Begin Data section

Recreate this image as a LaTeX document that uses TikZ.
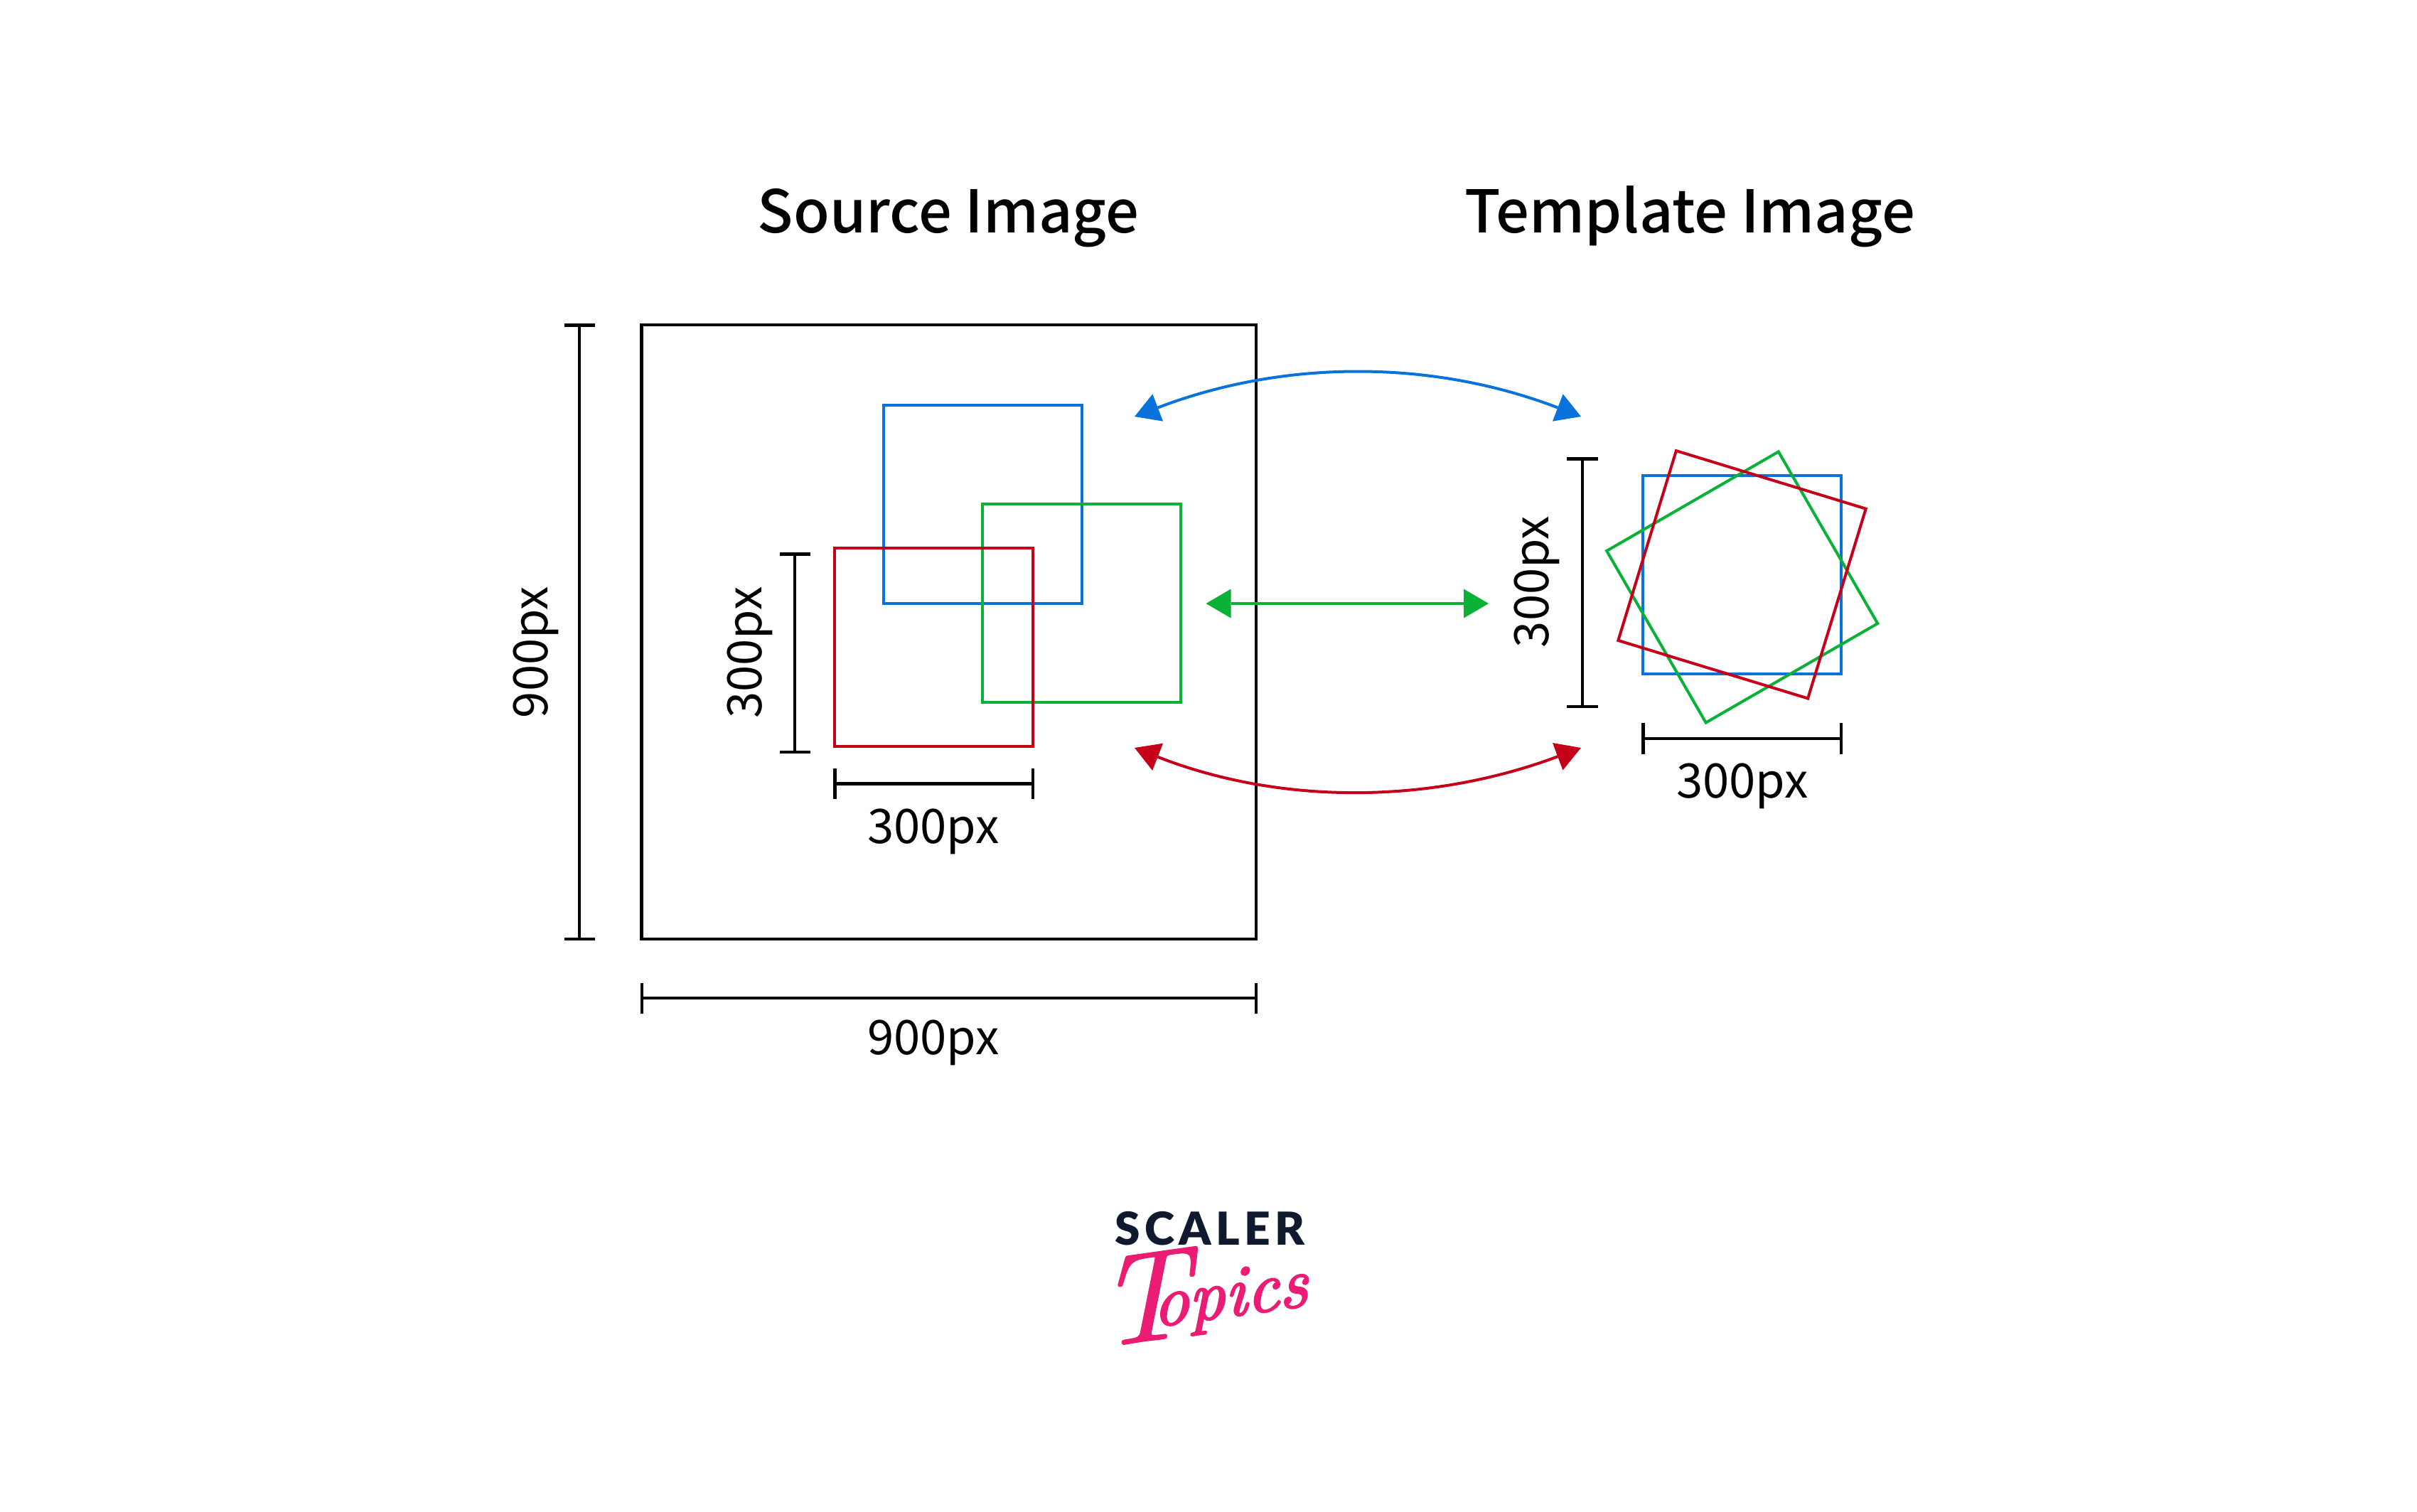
\documentclass[tikz,border=0pt]{standalone}
\usepackage{fontspec}
\usetikzlibrary{arrows.meta}
\setmainfont{Noto Sans CJK SC}
\newfontfamily\headface{Noto Sans CJK SC Medium}
\newfontfamily\logoface[LetterSpace=10]{Lato Black}
\newfontfamily\topicface{lmroman10-italic}[Extension=.otf,FakeBold=2.5,FakeSlant=0.1]
\newfontfamily\capface{lmroman10-italic}[Extension=.otf,FakeBold=1,FakeSlant=0.1]
\definecolor{cblue}{HTML}{0873DA}
\definecolor{cgreen}{HTML}{09B136}
\definecolor{cred}{HTML}{C70019}
\definecolor{navy}{HTML}{0F1A2E}
\definecolor{pink}{HTML}{EB1C73}
\tikzset{
  x=0.5pt,y=-0.5pt,
  box/.style={draw,line width=2pt,inner sep=0pt,outer sep=0pt,minimum size=#1},
  small/.style={box=139.5pt},
  dim/.style={line width=2.25pt},
  capH/.style={dim,{Bar[width=#1,sep=0pt]}-{Bar[width=#1,sep=0pt]}},
  link/.style={line width=2pt,{Triangle[length=17.5pt,width=20.5pt,line width=0pt]}-{Triangle[length=17.5pt,width=20.5pt,line width=0pt]}},
  lab/.style={anchor=base,inner sep=0pt,font=\fontsize{33.5}{33.5}\selectfont},
  head/.style={anchor=base,inner sep=0pt,font=\headface\fontsize{41.4}{41.4}\selectfont},
}
\begin{document}
\begin{tikzpicture}
\useasboundingbox[fill=white] (0,0) rectangle (3400,2126);
% titles
\node[head] (t1) at (1334,327) {Source Image};
\node[head] (t2) at (2377,327) {Template Image};
% source image
\node[draw,line width=2.25pt,inner sep=0pt,outer sep=0pt,minimum width=432.25pt,minimum height=432pt] (src) at (1334.5,889) {};
\node[small,cblue] (sb) at (1382.5,709.5) {};
\node[small,cgreen] (sg) at (1521.5,848.5) {};
\node[small,cred] (sr) at (1313.5,910.5) {};
% template
\node[small,cblue] (tb) at (2450.5,808.7) {};
\node[small,cgreen,rotate=30] (tg) at (2450.7,826) {};
\node[small,cred,rotate=-17] (tr) at (2450.5,808.3) {};
% dimensions
\coordinate (d1a) at (815,455); \coordinate (d1b) at (815,1323);
\draw[capH=21.5pt] (d1a) -- (d1b);
\coordinate (d2a) at (900.5,1404); \coordinate (d2b) at (1769,1404);
\draw[capH=21.5pt] (d2a) -- (d2b);
\coordinate (d3a) at (1118,777); \coordinate (d3b) at (1118,1060);
\draw[capH=21.5pt] (d3a) -- (d3b);
\coordinate (d4a) at (1172,1102.5); \coordinate (d4b) at (1455,1102.5);
\draw[capH=21.5pt] (d4a) -- (d4b);
\coordinate (d5a) at (2226,643); \coordinate (d5b) at (2226,996);
\draw[capH=22pt] (d5a) -- (d5b);
\coordinate (d6a) at (2309,1039); \coordinate (d6b) at (2592,1039);
\draw[capH=22pt] (d6a) -- (d6b);
% labels
\node[lab,rotate=90] (l1) at (770,917.5) {900px};
\node[lab] (l2) at (1313,1483) {900px};
\node[lab,rotate=90] (l3) at (1071,918) {300px};
\node[lab] (l4) at (1313,1186) {300px};
\node[lab,rotate=90] (l5) at (2178,818.5) {300px};
\node[lab] (l6) at (2451,1122) {300px};
% connectors
\coordinate (bl) at (1596,586); \coordinate (br) at (2224,586);
\coordinate (gl) at (1696.5,849); \coordinate (gr) at (2094,849);
\coordinate (rl) at (1596,1052); \coordinate (rr) at (2224,1052);
\draw[link,cblue] (bl) .. controls (1806,505.5) and (2014,505.5) .. (br);
\draw[link,cgreen] (gl) -- (gr);
\draw[link,cred] (rl) .. controls (1800,1132) and (2010,1132) .. (rr);
% logo
\node[anchor=base,inner sep=0pt,text=navy,font=\logoface\fontsize{32}{32}\selectfont] (sc) at (1702,1751) {SCALER};
\node[anchor=base west,inner sep=0pt,text=pink,rotate=8] (tp) at (1545,1896) {\capface\fontsize{90}{90}\selectfont T\kern-24pt\raisebox{9pt}{\topicface\fontsize{50}{50}\selectfont opics}};
\end{tikzpicture}
\end{document}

End Data section

Quote every line word for word and keep the images out of the copy.

Recreate this image as a LaTeX document that uses TikZ.
\documentclass[tikz,border=0pt]{standalone}
\usepackage{fontspec}
\usetikzlibrary{arrows.meta}
\setmainfont{Noto Sans CJK SC}
\newfontfamily\headface{Noto Sans CJK SC Medium}
\newfontfamily\logoface[LetterSpace=10]{Lato Black}
\newfontfamily\topicface{lmroman10-italic}[Extension=.otf,FakeBold=2.5,FakeSlant=0.1]
\newfontfamily\capface{lmroman10-italic}[Extension=.otf,FakeBold=1,FakeSlant=0.1]
\definecolor{cblue}{HTML}{0873DA}
\definecolor{cgreen}{HTML}{09B136}
\definecolor{cred}{HTML}{C70019}
\definecolor{navy}{HTML}{0F1A2E}
\definecolor{pink}{HTML}{EB1C73}
\tikzset{
  x=0.5pt,y=-0.5pt,
  box/.style={draw,line width=2pt,inner sep=0pt,outer sep=0pt,minimum size=#1},
  small/.style={box=139.5pt},
  dim/.style={line width=2.25pt},
  capH/.style={dim,{Bar[width=#1,sep=0pt]}-{Bar[width=#1,sep=0pt]}},
  link/.style={line width=2pt,{Triangle[length=17.5pt,width=20.5pt,line width=0pt]}-{Triangle[length=17.5pt,width=20.5pt,line width=0pt]}},
  lab/.style={anchor=base,inner sep=0pt,font=\fontsize{33.5}{33.5}\selectfont},
  head/.style={anchor=base,inner sep=0pt,font=\headface\fontsize{41.4}{41.4}\selectfont},
}
\begin{document}
\begin{tikzpicture}
\useasboundingbox[fill=white] (0,0) rectangle (3400,2126);
% titles
\node[head] (t1) at (1334,327) {Source Image};
\node[head] (t2) at (2377,327) {Template Image};
% source image
\node[draw,line width=2.25pt,inner sep=0pt,outer sep=0pt,minimum width=432.25pt,minimum height=432pt] (src) at (1334.5,889) {};
\node[small,cblue] (sb) at (1382.5,709.5) {};
\node[small,cgreen] (sg) at (1521.5,848.5) {};
\node[small,cred] (sr) at (1313.5,910.5) {};
% template
\node[small,cblue] (tb) at (2450.5,808.7) {};
\node[small,cgreen,rotate=30] (tg) at (2450.7,826) {};
\node[small,cred,rotate=-17] (tr) at (2450.5,808.3) {};
% dimensions
\coordinate (d1a) at (815,455); \coordinate (d1b) at (815,1323);
\draw[capH=21.5pt] (d1a) -- (d1b);
\coordinate (d2a) at (900.5,1404); \coordinate (d2b) at (1769,1404);
\draw[capH=21.5pt] (d2a) -- (d2b);
\coordinate (d3a) at (1118,777); \coordinate (d3b) at (1118,1060);
\draw[capH=21.5pt] (d3a) -- (d3b);
\coordinate (d4a) at (1172,1102.5); \coordinate (d4b) at (1455,1102.5);
\draw[capH=21.5pt] (d4a) -- (d4b);
\coordinate (d5a) at (2226,643); \coordinate (d5b) at (2226,996);
\draw[capH=22pt] (d5a) -- (d5b);
\coordinate (d6a) at (2309,1039); \coordinate (d6b) at (2592,1039);
\draw[capH=22pt] (d6a) -- (d6b);
% labels
\node[lab,rotate=90] (l1) at (770,917.5) {900px};
\node[lab] (l2) at (1313,1483) {900px};
\node[lab,rotate=90] (l3) at (1071,918) {300px};
\node[lab] (l4) at (1313,1186) {300px};
\node[lab,rotate=90] (l5) at (2178,818.5) {300px};
\node[lab] (l6) at (2451,1122) {300px};
% connectors
\coordinate (bl) at (1596,586); \coordinate (br) at (2224,586);
\coordinate (gl) at (1696.5,849); \coordinate (gr) at (2094,849);
\coordinate (rl) at (1596,1052); \coordinate (rr) at (2224,1052);
\draw[link,cblue] (bl) .. controls (1806,505.5) and (2014,505.5) .. (br);
\draw[link,cgreen] (gl) -- (gr);
\draw[link,cred] (rl) .. controls (1800,1132) and (2010,1132) .. (rr);
% logo
\node[anchor=base,inner sep=0pt,text=navy,font=\logoface\fontsize{32}{32}\selectfont] (sc) at (1702,1751) {SCALER};
\node[anchor=base west,inner sep=0pt,text=pink,rotate=8] (tp) at (1545,1896) {\capface\fontsize{90}{90}\selectfont T\kern-24pt\raisebox{9pt}{\topicface\fontsize{50}{50}\selectfont opics}};
\end{tikzpicture}
\end{document}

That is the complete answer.